Tout commence par une carte postale ancienne, nichée au fond d'un lot d'autres cartes postales anciennes.

Oger Pierre Felix-1

Celle-ci montre une vue d'Angers, vue sur la Maine vers la Cathédrale. De prime abord je l'aurai écartée. Elle est écrite recto et verso et je ne peux donc pas l'utiliser comme simple vue. Mais la curiosité aidant, je m'attarde sur le texte.

Cette carte a un cachet daté du 8 février 1906, Saïgon, central cochinchine, adressée à un certain Pierre Oger, soldat au 12e infanterie coloniale, 5e compagnie à Saïgon.

L'expéditeur, Eugène Thomazeau, lui écrit ceci

"Angers, le 7 janvier 1906 - Mon cher Felix, je suis enchanté que tu sois rendu à bon port et en te remerciant sincèrement de la peine que je te donne pour les cartes postales.
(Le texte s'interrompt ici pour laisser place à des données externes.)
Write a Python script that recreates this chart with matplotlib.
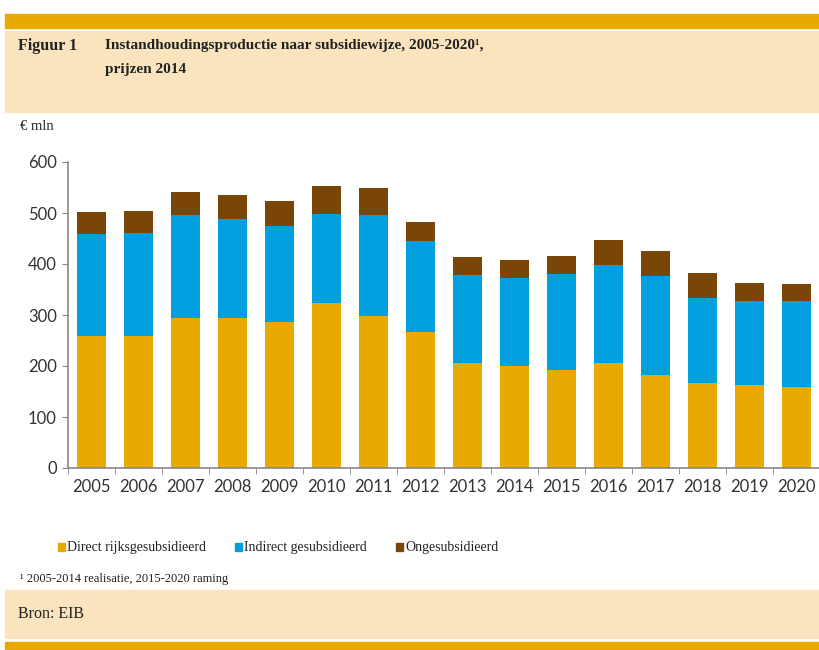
import matplotlib
matplotlib.use("Agg")
import matplotlib.pyplot as plt
from matplotlib.patches import Rectangle
import numpy as np

# data (EUR mln, prijzen 2014)
years = ["2005", "2006", "2007", "2008", "2009", "2010", "2011", "2012",
         "2013", "2014", "2015", "2016", "2017", "2018", "2019", "2020"]
direct = [259, 259, 295, 295, 287, 323, 299, 267, 205, 200, 192, 205, 182, 166, 162, 158]
indirect = [199, 201, 201, 193, 187, 175, 197, 178, 173, 172, 188, 193, 195, 167, 166, 169]
onges = [43, 43, 45, 47, 50, 54, 53, 38, 36, 36, 35, 49, 48, 49, 35, 33]
labels = ["Direct rijksgesubsidieerd", "Indirect gesubsidieerd", "Ongesubsidieerd"]
colors = ["#E8AA00", "#009FDF", "#7A4608"]

W, H = 820, 650
fig = plt.figure(figsize=(W / 100, H / 100), dpi=100)

def box(x0, y0, x1, y1, color):
    # pixel coords, y from top
    fig.patches.append(Rectangle((x0 / W, 1 - y1 / H), (x1 - x0) / W, (y1 - y0) / H,
                                 transform=fig.transFigure, color=color, zorder=0))

orange = "#E8A900"
beige = "#FAE4BD"
box(5, 14, 820, 28, orange)
box(5, 31, 820, 112, beige)
box(5, 590, 820, 638, beige)
box(5, 642, 820, 650, orange)

serif = ["Liberation Serif", "DejaVu Serif"]
txt = "#222222"
fig.text(18 / W, 1 - 46 / H, "Figuur 1", family=serif, fontsize=11.5, weight="bold",
         color=txt, va="center")
fig.text(105 / W, 1 - 46 / H, "Instandhoudingsproductie naar subsidiewijze, 2005-2020\u00b9,",
         family=serif, fontsize=11, weight="bold", color=txt, va="center")
fig.text(105 / W, 1 - 70 / H, "prijzen 2014", family=serif, fontsize=11, weight="bold",
         color=txt, va="center")
fig.text(20 / W, 1 - 126 / H, "\u20ac mln", family=serif, fontsize=10.5, color=txt,
         va="center")
fig.text(20 / W, 1 - 579 / H, "\u00b9 2005-2014 realisatie, 2015-2020 raming", family=serif,
         fontsize=9, color=txt, va="center")
fig.text(18 / W, 1 - 614 / H, "Bron: EIB", family=serif, fontsize=11.5, color=txt,
         va="center")

ax = fig.add_axes([68 / W, 1 - 468 / H, (820 - 68) / W, (468 - 162) / H])
x = np.arange(len(years))
bw = 0.63
bottom = np.zeros(len(years))
for vals, c, lab in zip([direct, indirect, onges], colors, labels):
    ax.bar(x, vals, bw, bottom=bottom, color=c, label=lab, zorder=2)
    bottom += np.array(vals)

ax.set_ylim(0, 600)
ax.set_xlim(-0.5, len(years) - 0.5)
ax.set_yticks(range(0, 601, 100))
ax.set_xticks(x)
ax.set_xticklabels(years)
ax.set_xticks(np.arange(-0.5, len(years) - 0.4, 1), minor=True)
ax.tick_params(axis="x", which="major", length=0, pad=8)
ax.tick_params(axis="x", which="minor", length=4, color="#888888")
ax.tick_params(axis="y", length=4, color="#888888", pad=4)
for lab in ax.get_xticklabels() + ax.get_yticklabels():
    lab.set_family(["Lato", "DejaVu Sans"])
    lab.set_fontsize(12)
    lab.set_color("#333333")
for s in ["top", "right"]:
    ax.spines[s].set_visible(False)
ax.spines["left"].set_color("#888888")
ax.spines["bottom"].set_color("#888888")
ax.spines["left"].set_linewidth(1.2)
ax.spines["bottom"].set_linewidth(1.2)

# legend, placed by hand like the original
leg_x = [58, 235, 396]
for lx, c, lab in zip(leg_x, colors, labels):
    box(lx, 543, lx + 7, 551, c)
    fig.text((lx + 9) / W, 1 - 548 / H, lab, family=serif, fontsize=10, color=txt,
             va="center")

fig.savefig("out.png", dpi=100)
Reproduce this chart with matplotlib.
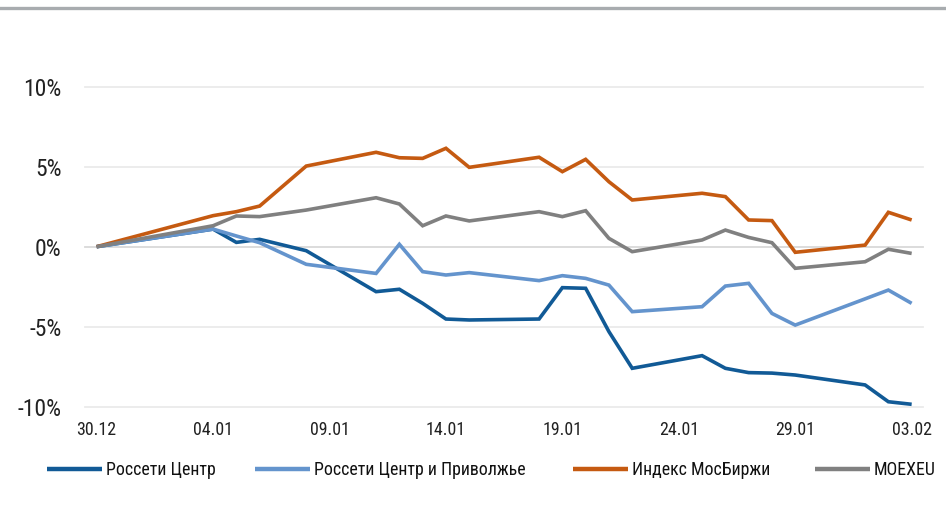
import matplotlib
matplotlib.use("Agg")
import matplotlib.pyplot as plt
import matplotlib.dates as mdates
from matplotlib import font_manager
from matplotlib.lines import Line2D
from matplotlib.ticker import FuncFormatter
import pandas as pd

# ---------------- data ----------------
dates = ['30.12.2020', '04.01.2021', '05.01.2021', '06.01.2021', '08.01.2021',
         '11.01.2021', '12.01.2021', '13.01.2021', '14.01.2021', '15.01.2021',
         '18.01.2021', '19.01.2021', '20.01.2021', '21.01.2021', '22.01.2021',
         '25.01.2021', '26.01.2021', '27.01.2021', '28.01.2021', '29.01.2021',
         '01.02.2021', '02.02.2021', '03.02.2021']

rosseti_center = [0, 1.1, 0.27, 0.46, -0.25, -2.81, -2.66, -3.54, -4.52, -4.58,
                  -4.52, -2.56, -2.6, -5.31, -7.6, -6.81, -7.6, -7.87, -7.9, -8.02,
                  -8.64, -9.69, -9.85]
rosseti_cip = [0, 1.1, 0.67, 0.25, -1.1, -1.67, 0.15, -1.56, -1.77, -1.62,
               -2.12, -1.81, -1.98, -2.4, -4.06, -3.75, -2.46, -2.29, -4.17, -4.9,
               -3.26, -2.71, -3.54]
moex_index = [0, 1.94, 2.19, 2.54, 5.04, 5.9, 5.56, 5.52, 6.15, 4.96,
              5.59, 4.69, 5.46, 4.06, 2.92, 3.34, 3.13, 1.67, 1.63, -0.35,
              0.1, 2.15, 1.67]
moexeu = [0, 1.31, 1.92, 1.88, 2.29, 3.06, 2.67, 1.31, 1.92, 1.61,
          2.19, 1.88, 2.25, 0.52, -0.31, 0.42, 1.04, 0.58, 0.25, -1.35,
          -0.94, -0.16, -0.42]

series_names = ['Россети Центр', 'Россети Центр и Приволжье', 'Индекс МосБиржи', 'MOEXEU']
series_values = [rosseti_center, rosseti_cip, moex_index, moexeu]
series_colors = ['#115A96', '#6494CD', '#C55A11', '#808080']

x_ticks = ['30.12.2020', '04.01.2021', '09.01.2021', '14.01.2021', '19.01.2021',
           '24.01.2021', '29.01.2021', '03.02.2021']
y_ticks = [-10, -5, 0, 5, 10]

# ---------------- font: prefer a condensed face ----------------
COND = {'ultra-condensed', 'extra-condensed', 'condensed', 'semi-condensed'}
pref = ['Liberation Sans Narrow', 'Roboto Condensed', 'DejaVu Sans Condensed',
        'Noto Sans Condensed', 'Open Sans Condensed', 'DejaVu Sans', 'Noto Sans',
        'Roboto', 'Open Sans']
fonts = font_manager.fontManager.ttflist
family, stretch = None, 'normal'
for cand in pref:
    cf = [f for f in fonts if f.name == cand and
          (f.stretch in COND or (isinstance(f.stretch, int) and f.stretch < 500)
           or 'Narrow' in cand or 'Condensed' in cand)]
    if cf:
        family = cand
        st = cf[0].stretch
        stretch = st if st in COND or isinstance(st, int) else 'normal'
        break
if family is None:
    family = 'Noto Sans' if any(f.name == 'Noto Sans' for f in fonts) else 'DejaVu Sans'
plt.rcParams['font.family'] = [family, 'DejaVu Sans']
plt.rcParams['font.stretch'] = stretch
plt.rcParams['axes.unicode_minus'] = False

W, H = 946, 532
fig = plt.figure(figsize=(W / 100, H / 100), dpi=100)
renderer = fig.canvas.get_renderer()


def fit_size(text, target_px, ref=20.0):
    t = fig.text(0, 0, text, fontsize=ref)
    w = t.get_window_extent(renderer).width
    t.remove()
    return ref * target_px / w


ysize = min(fit_size('10%', 38), 18)
xsize = min(fit_size('30.12', 40), 14)
lsize = min(fit_size('Россети Центр', 110), 15)

ax = fig.add_axes([85 / W, 1 - 406.7 / H, (923.3 - 85) / W, (406.7 - 86.7) / H])

x = pd.to_datetime(dates, format='%d.%m.%Y')
handles = []
for name, vals, col in zip(series_names, series_values, series_colors):
    ln, = ax.plot(x, vals, color=col, lw=2.6, solid_joinstyle='miter',
                  solid_capstyle='butt', label=name, zorder=3)
    handles.append(ln)

ax.set_xlim(x[0] - pd.Timedelta(hours=12), x[-1] + pd.Timedelta(hours=12))
ax.set_ylim(-10, 10)
ax.set_yticks(y_ticks)
ax.yaxis.set_major_formatter(FuncFormatter(lambda v, p: f"{v:.0f}%"))
xt = pd.to_datetime(x_ticks, format='%d.%m.%Y')
ax.set_xticks(xt)
ax.xaxis.set_major_formatter(mdates.DateFormatter('%d.%m'))

for s in ax.spines.values():
    s.set_visible(False)
ax.tick_params(axis='y', length=0, pad=23.3 * 0.72, labelsize=ysize, labelcolor='#222222')
ax.tick_params(axis='x', length=0, pad=10, labelsize=xsize, labelcolor='#222222')
for yv in y_ticks:
    ax.axhline(yv, color='#D9D9D9' if yv == 0 else '#EBEBEB', lw=1.3, zorder=1,
               clip_on=False)

# top rule
fig.add_artist(Line2D([0, 1], [1 - 7.5 / H] * 2, transform=fig.transFigure,
                      color='#A8ACAF', lw=2.4))

# legend entries
leg_x = [47, 255, 573, 815]
for h, lx in zip(handles, leg_x):
    proxy = Line2D([], [], color=h.get_color(), lw=3.2, solid_capstyle='butt')
    lg = fig.legend(handles=[proxy], labels=[h.get_label()], loc='center left',
                    bbox_to_anchor=(lx / W, 1 - 470 / H), frameon=False,
                    borderpad=0, borderaxespad=0, handlelength=55 / (lsize * 1.389),
                    handletextpad=4 / (lsize * 1.389), fontsize=lsize)
    for t in lg.get_texts():
        t.set_color('#111111')

fig.savefig('out.png', dpi=100, facecolor='white')
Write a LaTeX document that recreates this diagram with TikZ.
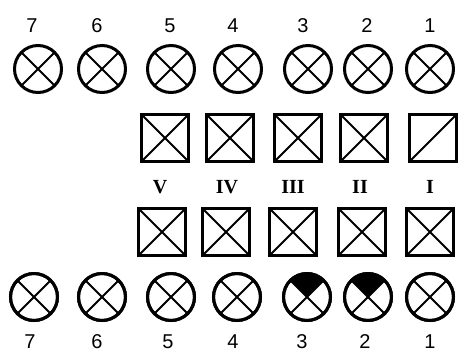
\documentclass[tikz,border=0pt]{standalone}
\usepackage{fontspec}
\setmainfont{Liberation Serif}
\setsansfont{Liberation Sans}
\begin{document}
\begin{tikzpicture}[x=1pt,y=-1pt,
  lamp/.style={circle,draw,line width=3pt,minimum size=47pt,inner sep=0pt,outer sep=0pt},
  box/.style={rectangle,draw,line width=3pt,minimum size=47pt,inner sep=0pt,outer sep=0pt},
  cross/.style={line width=1.8pt},
  num/.style={font=\sffamily\fontsize{20}{20}\selectfont},
  rom/.style={font=\bfseries\fontsize{20}{20}\selectfont}]
\useasboundingbox (0,0) rectangle (474,360);
% top lamps
\foreach \i/\x/\lx in {7/38/32,6/102/97,5/171/170,4/238/233,3/308/303,2/368/367,1/430/430}{
  \node[lamp] (tc\i) at (\x,69) {};
  \draw[cross] (tc\i.north west) -- (tc\i.south east) (tc\i.north east) -- (tc\i.south west);
  \node[num] (tl\i) at (\lx,26) {\i};
}
% bottom lamps
\foreach \i/\x/\lx in {7/34/30,6/102/97,5/171/168,4/237/233,3/307/302,2/368/365,1/430/430}{
  \node[lamp] (bc\i) at (\x,297) {};
  \node[num] (bl\i) at (\lx,342) {\i};
}
\foreach \i in {3,2}{
  \fill (bc\i.center) -- (bc\i.45) arc[start angle=45,end angle=135,radius=23.5pt] -- cycle;
}
\foreach \i in {7,6,5,4,3,2,1}{
  \draw[cross] (bc\i.north west) -- (bc\i.south east) (bc\i.north east) -- (bc\i.south west);
  \draw[line width=3pt] (bc\i) circle[radius=23.5pt];
}
% top boxes
\foreach \n/\x in {V/165,IV/230,III/298,II/364}{
  \node[box] (tb\n) at (\x,138) {};
  \draw[cross] (tb\n.north west) -- (tb\n.south east) (tb\n.north east) -- (tb\n.south west);
}
\node[box] (tbI) at (433,138) {};
\draw[cross] (tbI.south west) -- (tbI.north east);
% roman labels
\foreach \n/\x in {V/160,IV/227,III/293,II/360,I/430}{
  \node[rom] (r\n) at (\x,187) {\n};
}
% bottom boxes
\foreach \n/\x in {V/162,IV/226,III/293,II/362,I/430}{
  \node[box] (bb\n) at (\x,232) {};
  \draw[cross] (bb\n.north west) -- (bb\n.south east) (bb\n.north east) -- (bb\n.south west);
}
\end{tikzpicture}
\end{document}
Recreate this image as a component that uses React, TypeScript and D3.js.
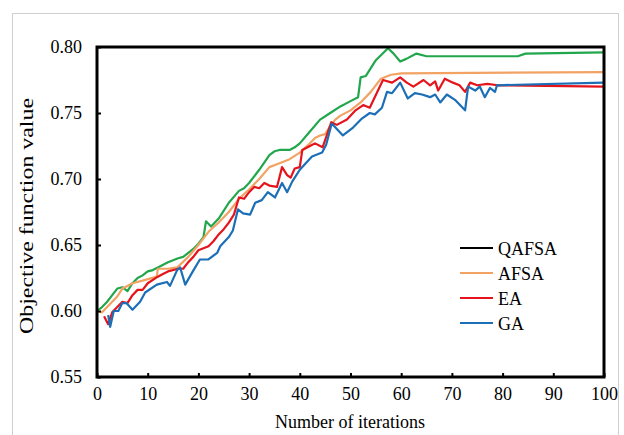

Je t'envoie tous mes voeux de bonne année et surtout de bonne santé. J'espère que par la suite tu continueras à ne pas m'oublier pour les cartes (toujours à l'adresse) et dans cet espoir, je te prie d'accepter une bonne et cordiale poignée de main."

Oger Pierre Felix-2

L'écriture soignée, le langage de l'époque, et ce paradoxe entre un service militaire à l'autre bout de la planète et l'innocence d'une collection de cartes postales, me donnent envie d'en savoir plus.

Vu la période et le fait qu'il soit militaire en 1906, je regarde tout naturellement sur mémoire des hommes, les morts pour la France.

Pierre Felix Oger est porté disparu le 22 août 1914 à Rossignol en Belgique. Il était adjudant au 2e régiment d'infanterie coloniale. Il avait trente-quatre ans. Un jugement du tribunal d'Angers le déclare tué à l'ennemi le 22 août 1914. A partir de là, les recherches sont faciles.

Né en 1880 à Champ, Maine et Loire, avant de partir au service militaire, il était valet de chambre à Angers. L'armée va lui montrer une autre vie qui visiblement va lui plaire car il va se rengager pour cinq ans, deux fois, après la fin de son service.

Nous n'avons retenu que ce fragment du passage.